Em uma sociedade como a brasileira, destacada por sua capacidade de aceitação do estrangeiro, por seu pouco apreço pelas guerras e por seu gosto pela vida e pela festa, seu exemplo de convivência pacífica entre regiões tão diferentes e seu ecumenismo religioso, a violência estava limitada ao tráfico de drogas e às truculências de uma polícia pouco preparada e, às vezes, corrupta
Por isso, deva ser ouvida com atenção o alerta de Veríssimo a essa espécie de enrijecimento generalizado que começa a ocorrer, e ao qual não estávamos acostumados.

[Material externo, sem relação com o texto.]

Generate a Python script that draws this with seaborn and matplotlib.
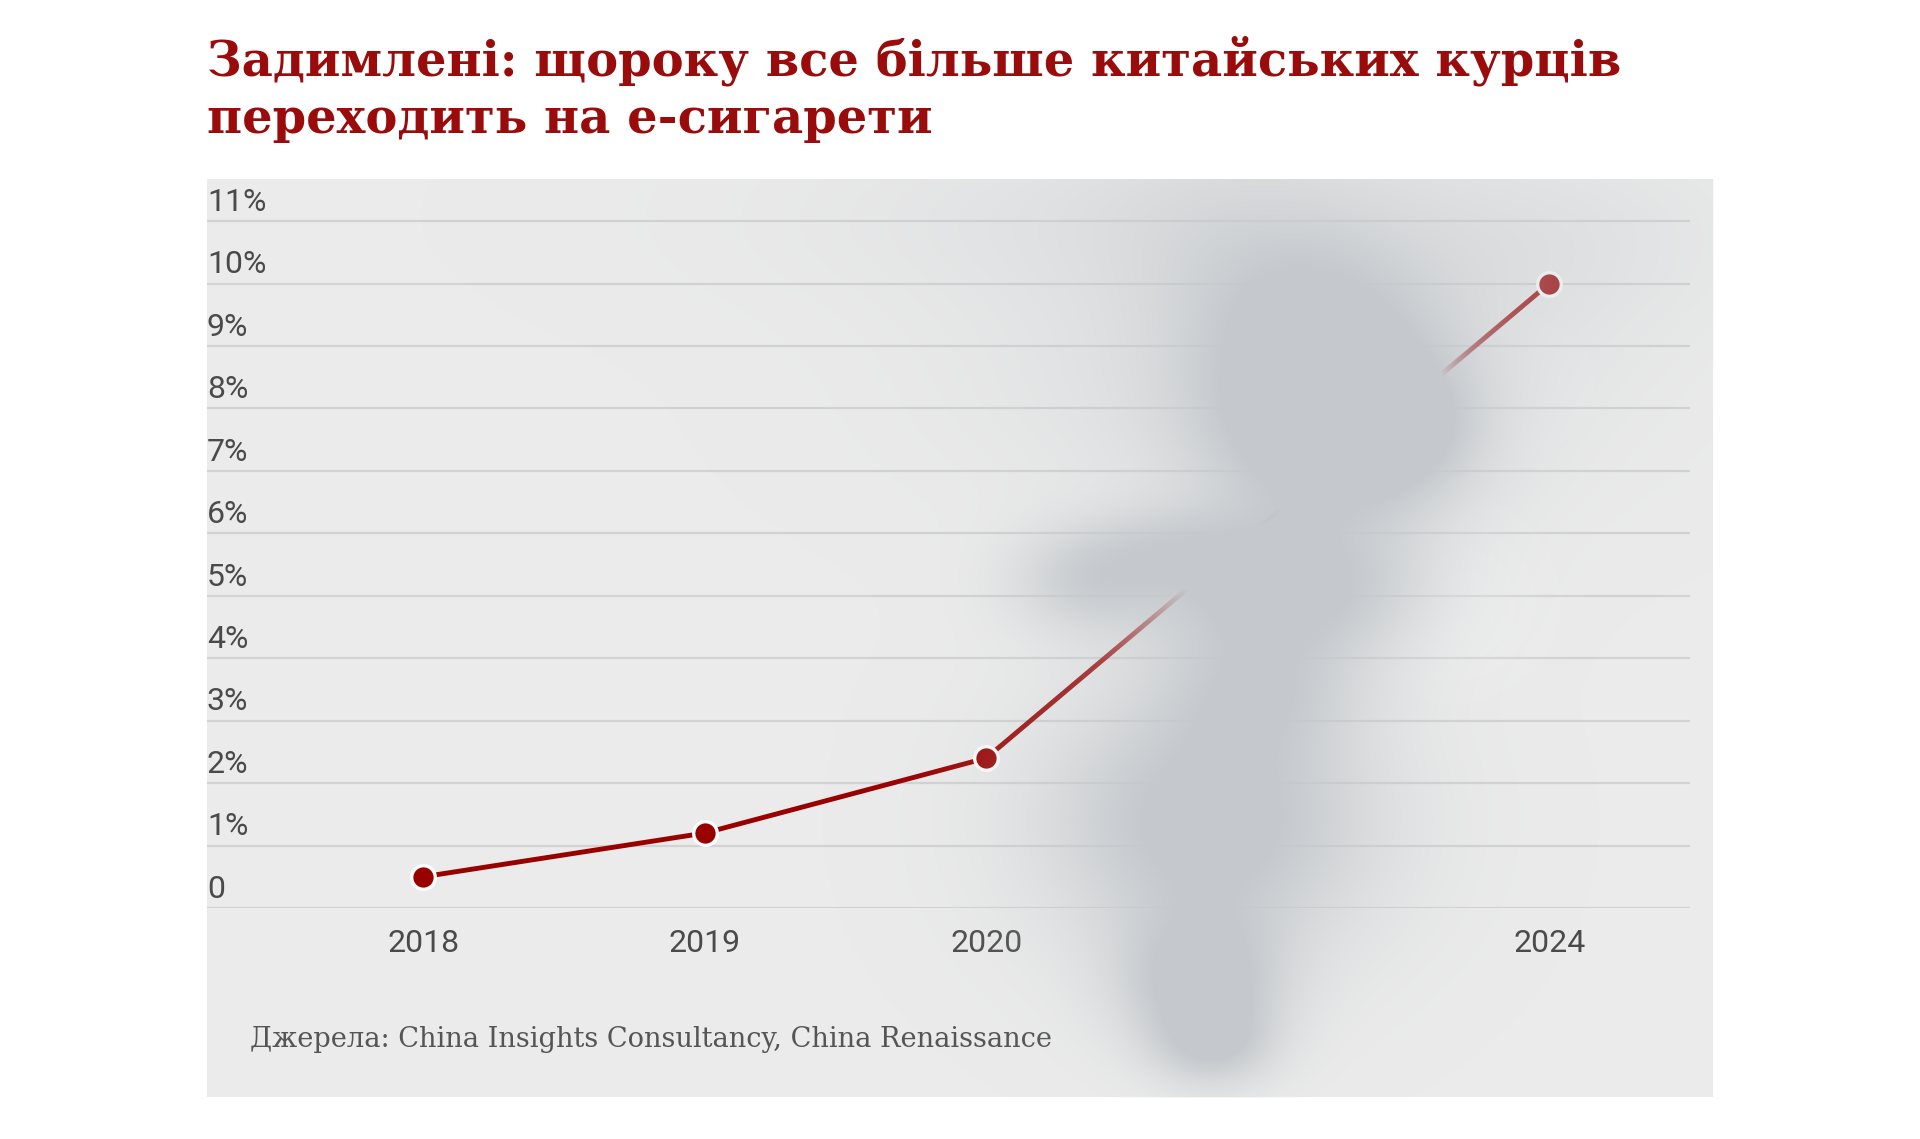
import numpy as np
import pandas as pd
import matplotlib
matplotlib.use("Agg")
import matplotlib.pyplot as plt
import matplotlib.transforms as mtransforms
import seaborn as sns
from matplotlib.patches import Rectangle

# ---------------- data ----------------
years = [2018, 2019, 2020, 2024]
share = [0.5, 1.2, 2.4, 10.0]          # % of Chinese smokers using e-cigarettes
x_tick_labels = ["2018", "2019", "2020", "2024"]
y_ticks = list(range(0, 12))
y_tick_labels = ["0"] + [f"{v}%" for v in y_ticks[1:]]
title_lines = ["Задимлені: щороку все більше китайських курців",
               "переходить на е-сигарети"]
source_text = "Джерела: China Insights Consultancy, China Renaissance"

# ---------------- style ----------------
sns.set_style("white")
plt.rcParams["font.family"] = ["Roboto", "DejaVu Sans"]

RED = "#990000"
TITLE_RED = "#9a0b0b"
PANEL = "#ebebeb"
GRID = "#d2d2d2"
TXT = "#4a4a4a"

W, H = 1920, 1139
fig = plt.figure(figsize=(W / 100, H / 100), dpi=100)
fig.patch.set_facecolor("white")

# grey panel behind the chart
panel = (207, 179, 1713, 1097)  # left, top, right, bottom in px
fig.patches.append(Rectangle((panel[0] / W, 1 - panel[3] / H),
                             (panel[2] - panel[0]) / W, (panel[3] - panel[1]) / H,
                             transform=fig.transFigure, facecolor=PANEL,
                             edgecolor="none", zorder=-1))

# main axes
y0_px, unit_px = 908, 62.45
ymax = 11.5
ax = fig.add_axes([207 / W, (H - y0_px) / H, (1690 - 207) / W, ymax * unit_px / H])
ax.set_zorder(1)
ax.patch.set_visible(False)


def fwd(x):
    x = np.asarray(x, dtype=float)
    return np.where(x <= 2020, x - 2018, 2 + (x - 2020) / 2)


def inv(p):
    p = np.asarray(p, dtype=float)
    return np.where(p <= 2, p + 2018, 2020 + 2 * (p - 2))


df = pd.DataFrame({"year": years, "share": share})
sns.lineplot(data=df, x="year", y="share", ax=ax, color=RED, linewidth=3.5,
             marker="o", markersize=17, markerfacecolor=RED,
             markeredgecolor="white", markeredgewidth=2.4, zorder=3)

ax.set_xscale("function", functions=(fwd, inv))
ax.set_xlim(float(inv(-0.768)), 2025)
ax.set_ylim(0, ymax)
ax.set_xlabel("")
ax.set_ylabel("")

ax.set_xticks(years)
ax.set_xticklabels(x_tick_labels)
ax.set_yticks(y_ticks)
ax.set_yticklabels(y_tick_labels)
ax.tick_params(axis="x", length=0, pad=15, labelsize=23, labelcolor=TXT)
ax.tick_params(axis="y", length=0, pad=0, labelsize=23, labelcolor=TXT)
lift = mtransforms.ScaledTranslation(0, 3 / 72, fig.dpi_scale_trans)
for lbl in ax.get_yticklabels():
    lbl.set_horizontalalignment("left")
    lbl.set_verticalalignment("bottom")
    lbl.set_transform(lbl.get_transform() + lift)

ax.yaxis.grid(True, color=GRID, linewidth=1.6)
ax.xaxis.grid(False)
ax.set_axisbelow(True)
for s in ax.spines.values():
    s.set_visible(False)

# title & source
fig.text(207 / W, 1 - 75 / H, title_lines[0], fontfamily="DejaVu Serif",
         fontweight="bold", fontsize=34.6, color=TITLE_RED, ha="left", va="baseline")
fig.text(207 / W, 1 - 133 / H, title_lines[1], fontfamily="DejaVu Serif",
         fontweight="bold", fontsize=34.6, color=TITLE_RED, ha="left", va="baseline")
fig.text(250 / W, 1 - 1047 / H, source_text, fontfamily="DejaVu Serif",
         fontsize=19.6, color="#555555", ha="left", va="baseline")

# ---------------- decorative smoke overlay ----------------
yy, xx = np.mgrid[0:H, 0:W].astype(np.float32)


def blob_field(blobs):
    f = np.zeros((H, W), dtype=np.float32)
    for cx, cy, sx, sy, amp in blobs:
        f += amp * np.exp(-0.5 * (((xx - cx) / sx) ** 2 + ((yy - cy) / sy) ** 2))
    return f


smoke_blobs = [
    # cx, cy, sx, sy, amp
    (1250, 215, 280, 70, 0.35),   # wide top haze
    (1230, 200, 100, 60, 0.15),   # slightly darker top plume
    (1560, 260, 110, 70, 0.15),   # haze near 2024
    (1280, 380, 200, 90, 0.40),   # broad upper cloud
    (1300, 300, 90, 55, 0.50),    # upper plume
    (1330, 420, 90, 75, 1.40),    # core
    (1400, 430, 50, 45, 0.50),    # right lobe
    (1285, 590, 95, 50, 1.15),    # middle band
    (1085, 580, 55, 38, 0.75),    # left bulge
    (1170, 545, 60, 30, 0.45),    # bulge-to-middle bridge
    (1260, 690, 70, 45, 0.60),    # joint
    (1210, 820, 115, 95, 1.30),   # lower body
    (1200, 985, 58, 48, 1.10),    # tail
    (1213, 1045, 42, 30, 0.80),   # tail end
]
S = blob_field(smoke_blobs)
alpha = np.clip(S / 1.1, 0, 1)
inside = (xx >= panel[0]) & (xx <= panel[2]) & (yy >= panel[1]) & (yy <= panel[3])
alpha = np.where(inside, alpha, 0)

glow = blob_field([(1445, 600, 60, 55, 0.55), (1500, 380, 70, 60, 0.25)])
glow = np.where(inside, np.clip(glow, 0, 1) * (1 - alpha), 0)

smoke_rgba = np.zeros((H, W, 4), dtype=np.float32)
smoke_rgba[..., 0] = 0.776
smoke_rgba[..., 1] = 0.792
smoke_rgba[..., 2] = 0.804
smoke_rgba[..., 3] = alpha

glow_rgba = np.ones((H, W, 4), dtype=np.float32)
glow_rgba[..., 3] = glow * 0.6

sax = fig.add_axes([0, 0, 1, 1], zorder=10)
sax.imshow(glow_rgba, extent=(0, W, H, 0), interpolation="nearest", aspect="auto")
sax.imshow(smoke_rgba, extent=(0, W, H, 0), interpolation="nearest", aspect="auto")
sax.set_xlim(0, W)
sax.set_ylim(H, 0)
sax.axis("off")

fig.savefig("out.png", dpi=100)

Embora ainda se trata mais de pequenos sintomas, as autoridades responsáveis devem impedir que isso aumente. Todos sabemos muito bem que os incêndios que acabam arrasando os bosques começam com uma bituca de cigarro atirada ao chão. E quando em nosso organismo aparecem sinais de febre, o médico se preocupa em checar o motivo da anomalia.
Todos os fascismos, de direita ou de esquerda, beberam desde sua infância na fonte envenenada da violência gratuita e da intolerância e da vingança.
No Brasil, no delicado e perigoso caminho da agressividade que começa a se formar, nesse intuito de fazer justiça com as próprias mãos, ainda não soou esse alarme, mas os sinais dessa febre registram uma verdadeira intolerância coletiva, que preocupa muito. Talvez nenhuma de nós seja inocente e a sociedade não pode se dividir salomonicamente em vítimas e carrascos.
*Juan Arias é correspondente no Brasil do El País, onde este artigo foi originalmente publicado.